→ Problem statement
Your task is to retype the lines from the opening of the material through the line that includes "grid_y = np.arange(1, 22, 1.0)". Do not copy the pictures.

Dataset items
** Start **
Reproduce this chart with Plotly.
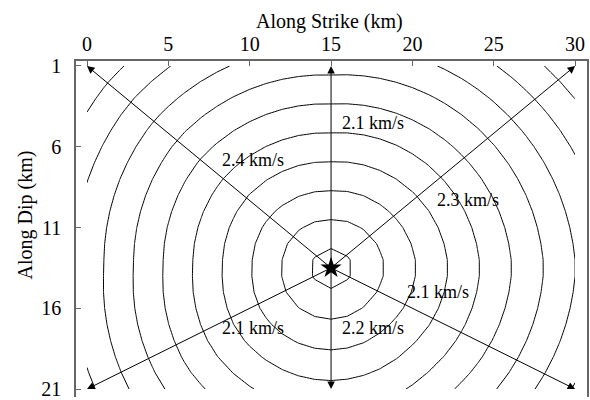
import numpy as np
import plotly.graph_objects as go

# ---- data ----
hypo_x = [15.0]
hypo_y = [13.5]
# arrow end points (along strike km, along dip km) and the rupture velocity along each
end_x = [0, 15, 30, 0, 15, 30]
end_y = [1, 1, 1, 21, 21, 21]
velocity = [2.4, 2.1, 2.3, 2.1, 2.2, 2.1]   # km/s
label_text = ["2.4 km/s", "2.1 km/s", "2.3 km/s", "2.1 km/s", "2.2 km/s", "2.1 km/s"]
label_x = [10.2, 17.6, 23.4, 10.2, 17.6, 21.6]
label_y = [6.8, 4.5, 9.3, 17.2, 17.2, 15.0]
x_ticks = [0, 5, 10, 15, 20, 25, 30]
y_ticks = [1, 6, 11, 16, 21]
# spacing between successive rupture-front contours, read from the picture by direction
# (direction measured counter-clockwise from +strike, with up-dip as +90 deg)
front_angle_deg = [0, 40, 90, 140, 180, 215, 270, 315]
front_step_km = [1.96, 1.88, 1.79, 1.85, 1.82, 1.90, 1.90, 1.88]
first_front = 0.67          # first contour, in contour steps from the hypocenter
grid_x = np.arange(0, 31, 1.0)     # km
grid_y = np.arange(1, 22, 1.0)     # km

# ---- rupture-front index field on the 1 km grid ----
x0, y0 = hypo_x[0], hypo_y[0]
GX, GY = np.meshgrid(grid_x, grid_y)
dx, dy = GX - x0, -(GY - y0)
theta = np.degrees(np.arctan2(dy, dx)) % 360
step = np.interp(theta, front_angle_deg, front_step_km, period=360)
F = np.hypot(dx, dy) / step

font = "Liberation Serif"
fig = go.Figure()
fig.add_trace(go.Contour(
    x=grid_x, y=grid_y, z=F,
    contours=dict(coloring="lines", start=first_front, end=12, size=1),
    colorscale=[[0, "black"], [1, "black"]], showscale=False,
    line=dict(width=1, smoothing=0), hoverinfo="skip"))
fig.add_trace(go.Scatter(x=hypo_x, y=hypo_y, mode="markers",
                         marker=dict(symbol="star", size=16, color="black"),
                         hoverinfo="skip", showlegend=False))

for ex, ey in zip(end_x, end_y):
    fig.add_annotation(x=ex, y=ey, ax=x0, ay=y0, xref="x", yref="y", axref="x", ayref="y",
                       text="", showarrow=True, arrowhead=2, arrowsize=1.5, arrowwidth=1,
                       arrowcolor="black", standoff=0)
for t, lx, ly in zip(label_text, label_x, label_y):
    fig.add_annotation(x=lx, y=ly, xref="x", yref="y", text=t, showarrow=False,
                       font=dict(family=font, size=18, color="black"))

fig.add_annotation(x=-0.098, y=0.543, xref="paper", yref="paper", text="Along Dip (km)",
                   xanchor="center", yanchor="middle",
                   textangle=-90, showarrow=False, font=dict(family=font, size=20, color="black"))
fig.add_annotation(x=0.497, y=1.118, xref="paper", yref="paper", text="Along Strike (km)",
                   xanchor="center", yanchor="middle",
                   showarrow=False, font=dict(family=font, size=20, color="black"))

fig.update_xaxes(side="top", range=[-0.676, 30.73], tickvals=x_ticks, ticks="inside",
                 ticklen=5, tickcolor="#666", showline=True, linecolor="#666", linewidth=1.5,
                 showgrid=False, zeroline=False, ticklabelstandoff=0, ticklabeloverflow="allow",
                 tickfont=dict(family=font, size=20, color="black"))
fig.update_yaxes(range=[21.49, 0.693], tickvals=y_ticks, ticks="inside", ticklen=5,
                 tickcolor="#666", showline=True, mirror=True, linecolor="#666", linewidth=1.5,
                 showgrid=False, zeroline=False, ticklabelstandoff=9, ticklabeloverflow="allow",
                 tickfont=dict(family=font, size=20, color="black"))
fig.update_layout(width=590, height=400, margin=dict(l=76, r=3, t=61, b=0),
                  plot_bgcolor="white", paper_bgcolor="white", showlegend=False)
fig.write_html("out.html", config={"displayModeBar": False},
               post_script="document.body.style.margin='0';document.body.style.overflow='hidden';")
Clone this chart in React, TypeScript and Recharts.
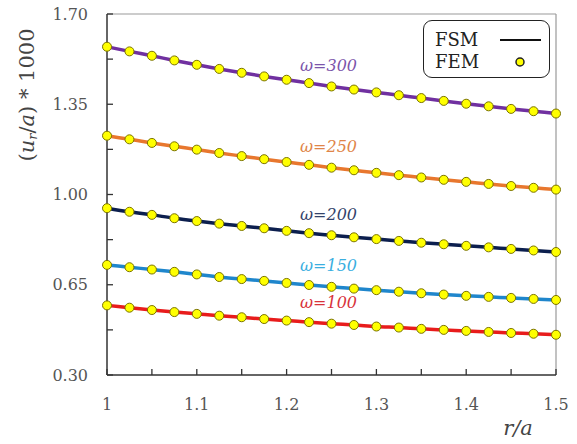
import { LabelList, Legend, Line, LineChart, ReferenceLine, XAxis, YAxis } from "recharts";

const rValues = [
  1, 1.025, 1.05, 1.075, 1.1, 1.125, 1.15, 1.175, 1.2, 1.225, 1.25, 1.275, 1.3, 1.325, 1.35, 1.375, 1.4,
  1.425, 1.45, 1.475, 1.5,
];

const w300 = [
  1.573, 1.555, 1.538, 1.52, 1.503, 1.487, 1.472, 1.458, 1.445, 1.432, 1.419, 1.407, 1.396, 1.385, 1.374,
  1.363, 1.352, 1.342, 1.332, 1.323, 1.314,
];
const w250 = [
  1.228, 1.214, 1.2, 1.187, 1.174, 1.161, 1.149, 1.137, 1.126, 1.115, 1.104, 1.094, 1.084, 1.075, 1.066,
  1.057, 1.049, 1.041, 1.033, 1.026, 1.019,
];
const w200 = [
  0.947, 0.933, 0.921, 0.908, 0.897, 0.887, 0.878, 0.869, 0.859, 0.85, 0.842, 0.834, 0.827, 0.82, 0.813,
  0.807, 0.801, 0.795, 0.789, 0.783, 0.777,
];
const w150 = [
  0.727, 0.718, 0.709, 0.7, 0.69, 0.68, 0.672, 0.665, 0.657, 0.649, 0.642, 0.635, 0.629, 0.623, 0.617,
  0.612, 0.607, 0.603, 0.599, 0.595, 0.591,
];
const w100 = [
  0.57, 0.561, 0.552, 0.544, 0.537, 0.53, 0.524, 0.517, 0.511, 0.505, 0.499, 0.494, 0.488, 0.484, 0.479,
  0.475, 0.471, 0.467, 0.463, 0.46, 0.456,
];

const yTicks = [0.3, 0.475, 0.65, 0.825, 1.0, 1.175, 1.35, 1.525, 1.7];
const xTicks = [1, 1.05, 1.1, 1.15, 1.2, 1.25, 1.3, 1.35, 1.4, 1.45, 1.5];
const xTickLabels = ["1", "1.1", "1.2", "1.3", "1.4", "1.5"];

const series = [
  { key: "w300", name: "ω=300", values: w300, color: "#7030A0", labelColor: "#7B55AA" },
  { key: "w250", name: "ω=250", values: w250, color: "#E8772E", labelColor: "#E08548" },
  { key: "w200", name: "ω=200", values: w200, color: "#0C1F4E", labelColor: "#34436A" },
  { key: "w150", name: "ω=150", values: w150, color: "#1F86CC", labelColor: "#3AAEDF" },
  { key: "w100", name: "ω=100", values: w100, color: "#E81C1C", labelColor: "#D8323A" },
];

const data = rValues.map((r, i) => {
  const row: Record<string, number> = { r };
  series.forEach((s) => {
    row[s.key] = s.values[i];
  });
  return row;
});

const font = "'DejaVu Serif', serif";

const YTick = ({ x, y, payload, index }: any) => (
  <g>
    <line x1={x} y1={y} x2={x + 6} y2={y} stroke="#333" strokeWidth={1.3} />
    {index % 2 === 0 && (
      <text x={x - 19} y={y} textAnchor="end" dominantBaseline="central" fontFamily={font} fontSize={16} fill="#555">
        {payload.value.toFixed(2)}
      </text>
    )}
  </g>
);

const XTick = ({ x, y, index }: any) => (
  <g>
    <line x1={x} y1={y} x2={x} y2={y - 6} stroke="#333" strokeWidth={1.3} />
    {index % 2 === 0 && (
      <text x={x} y={y + 29} textAnchor="middle" dominantBaseline="central" fontFamily={font} fontSize={16} fill="#555">
        {xTickLabels[index / 2]}
      </text>
    )}
  </g>
);

const LegendBox = () => (
  <div
    style={{
      width: 125,
      height: 56,
      border: "1.5px solid #222",
      borderRadius: 9,
      background: "#fff",
      position: "relative",
      fontFamily: font,
      fontSize: 18,
      lineHeight: "22px",
      color: "#222",
    }}
  >
    <div style={{ position: "absolute", left: 11, top: 8 }}>FSM</div>
    <div style={{ position: "absolute", left: 11, top: 30 }}>FEM</div>
    <svg width={125} height={56} style={{ position: "absolute", left: 0, top: 0 }}>
      <line x1={76} y1={19} x2={117} y2={19} stroke="#111" strokeWidth={2} />
      <circle cx={96} cy={41} r={4} fill="#FFFF00" stroke="#222" strokeWidth={1.5} />
    </svg>
  </div>
);

export default function App() {
  return (
    <div style={{ position: "absolute", left: 0, top: 0 }}>
      <LineChart width={577} height={444} data={data} margin={{ top: 14, right: 21, bottom: 0, left: 0 }}>
        <XAxis
          dataKey="r"
          type="number"
          domain={[1, 1.5]}
          ticks={xTicks}
          height={69}
          tickSize={0}
          tickMargin={0}
          tickLine={false}
          tick={<XTick />}
          interval={0}
          axisLine={{ stroke: "#333", strokeWidth: 1.5 }}
          label={{
            content: ({ viewBox }: any) => (
              <text
                x={viewBox.x + viewBox.width - 38}
                y={viewBox.y + 53}
                textAnchor="middle"
                dominantBaseline="central"
                fontFamily={font}
                fontStyle="italic"
                fontSize={21}
                fill="#444"
              >
                r/a
              </text>
            ),
          }}
        />
        <YAxis
          type="number"
          domain={[0.3, 1.7]}
          ticks={yTicks}
          width={107}
          tickSize={0}
          tickMargin={0}
          tickLine={false}
          tick={<YTick />}
          interval={0}
          allowDataOverflow
          axisLine={{ stroke: "#333", strokeWidth: 1.5 }}
          label={{
            content: () => (
              <text
                x={27}
                y={95}
                transform="rotate(-90, 27, 95)"
                textAnchor="middle"
                dominantBaseline="central"
                fontFamily={font}
                fontSize={21}
                fill="#444"
              >
                (<tspan fontStyle="italic">u</tspan>
                <tspan fontStyle="italic" fontSize={13} dy={5}>
                  r
                </tspan>
                <tspan dy={-5}>/</tspan>
                <tspan fontStyle="italic">a</tspan>) * 1000
              </text>
            ),
          }}
        />
        <ReferenceLine y={1.7} stroke="#999" strokeWidth={1.2} />
        <ReferenceLine x={1.5} stroke="#999" strokeWidth={1.2} />
        {series.map((s) => (
          <Line
            key={s.key}
            dataKey={s.key}
            type="monotone"
            stroke={s.color}
            strokeWidth={3.5}
            dot={{ r: 4.5, fill: "#FFFF00", stroke: "#7A7300", strokeWidth: 1 }}
            isAnimationActive={false}
          >
            <LabelList
              dataKey={s.key}
              content={(p: any) =>
                p.index === 10 ? (
                  <text
                    x={p.x - 3}
                    y={p.y - 21}
                    textAnchor="middle"
                    dominantBaseline="central"
                    fontFamily={font}
                    fontStyle="italic"
                    fontSize={16}
                    fill={s.labelColor}
                  >
                    {s.name}
                  </text>
                ) : null
              }
            />
          </Line>
        ))}
        <Legend
          layout="vertical"
          align="center"
          verticalAlign="middle"
          content={<LegendBox />}
          wrapperStyle={{ position: "absolute", left: 423, top: 20, width: 128, height: 59 }}
        />
      </LineChart>
    </div>
  );
}
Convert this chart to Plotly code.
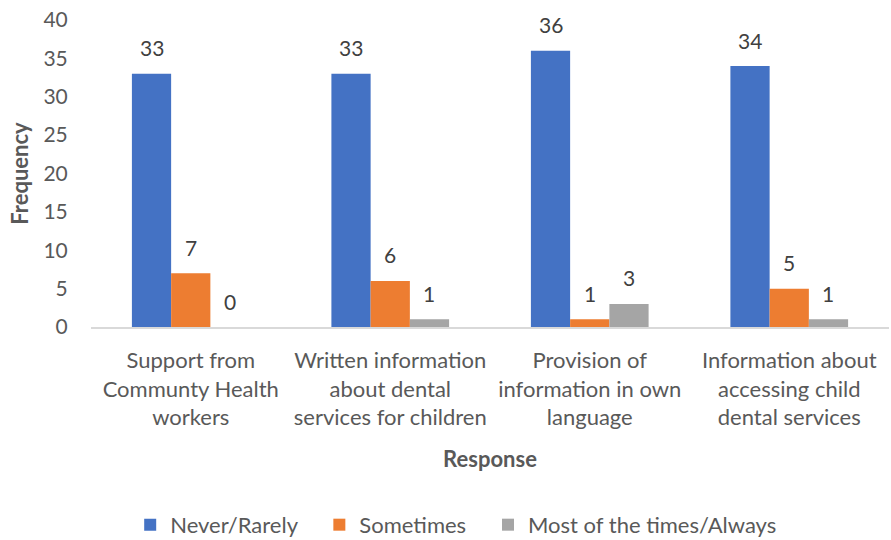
import plotly.graph_objects as go

categories = [
    "Support from<br>Communty Health<br>workers",
    "Written information<br>about dental<br>services for children",
    "Provision of<br>information in own<br>language",
    "Information about<br>accessing child<br>dental services",
]
series_names = ["Never/Rarely", "Sometimes", "Most of the times/Always"]
never_rarely = [33, 33, 36, 34]
sometimes = [7, 6, 1, 5]
most_always = [0, 1, 3, 1]
colors = ["#4472C4", "#ED7D31", "#A5A5A5"]
y_ticks = [0, 5, 10, 15, 20, 25, 30, 35, 40]

FONT = "Lato, Calibri, sans-serif"
TXT = "#595959"
PAD = "\u00a0\u00a0\u00a0"

fig = go.Figure()
all_series = [never_rarely, sometimes, most_always]
for i, (name, vals, col) in enumerate(zip(series_names, all_series, colors)):
    label = name + (PAD if i < len(series_names) - 1 else "")
    fig.add_trace(go.Bar(name=label, x=categories, y=vals, marker_color=col,
                         marker_line_width=0))

# value labels above bars
offsets = [-39, 0, 39]
for vals, off in zip(all_series, offsets):
    for cat, v in zip(categories, vals):
        fig.add_annotation(x=cat, y=v, text=str(v), showarrow=False,
                           xshift=off, yshift=26,
                           font=dict(family=FONT, size=21, color="#404040"))

fig.update_layout(
    width=891, height=540,
    margin=dict(l=91, r=2, t=20, b=213, autoexpand=False),
    plot_bgcolor="white", paper_bgcolor="white",
    barmode="group", bargap=0.41, bargroupgap=0,
    font=dict(family=FONT, size=21, color=TXT),
    showlegend=True,
    legend=dict(orientation="h", x=0.512, xanchor="center", xref="container",
                y=0.028, yref="container", yanchor="middle",
                font=dict(family=FONT, size=22, color=TXT),
                traceorder="normal"),
)
fig.update_yaxes(range=[0, 40], tickvals=y_ticks, showgrid=False, zeroline=False,
                 ticks="outside", ticklen=18, tickcolor="rgba(0,0,0,0)",
                 tickfont=dict(family=FONT, size=21, color=TXT),
                 title=dict(text="<b>Frequency</b>", font=dict(family=FONT, size=22, color=TXT),
                            standoff=8))
fig.update_xaxes(showline=True, linecolor="#D9D9D9", linewidth=1.5, showgrid=False,
                 ticks="outside", ticklen=13, tickcolor="rgba(0,0,0,0)",
                 tickfont=dict(family=FONT, size=22, color=TXT),
                 title=dict(text="<b>Response</b>", font=dict(family=FONT, size=22, color=TXT),
                            standoff=22))

fig.write_html("out.html")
** End **
→ Task solution
Reproduce this chart with Plotly.
import numpy as np
import plotly.graph_objects as go

# ---- data ----
hypo_x = [15.0]
hypo_y = [13.5]
# arrow end points (along strike km, along dip km) and the rupture velocity along each
end_x = [0, 15, 30, 0, 15, 30]
end_y = [1, 1, 1, 21, 21, 21]
velocity = [2.4, 2.1, 2.3, 2.1, 2.2, 2.1]   # km/s
label_text = ["2.4 km/s", "2.1 km/s", "2.3 km/s", "2.1 km/s", "2.2 km/s", "2.1 km/s"]
label_x = [10.2, 17.6, 23.4, 10.2, 17.6, 21.6]
label_y = [6.8, 4.5, 9.3, 17.2, 17.2, 15.0]
x_ticks = [0, 5, 10, 15, 20, 25, 30]
y_ticks = [1, 6, 11, 16, 21]
# spacing between successive rupture-front contours, read from the picture by direction
# (direction measured counter-clockwise from +strike, with up-dip as +90 deg)
front_angle_deg = [0, 40, 90, 140, 180, 215, 270, 315]
front_step_km = [1.96, 1.88, 1.79, 1.85, 1.82, 1.90, 1.90, 1.88]
first_front = 0.67          # first contour, in contour steps from the hypocenter
grid_x = np.arange(0, 31, 1.0)     # km
grid_y = np.arange(1, 22, 1.0)     # km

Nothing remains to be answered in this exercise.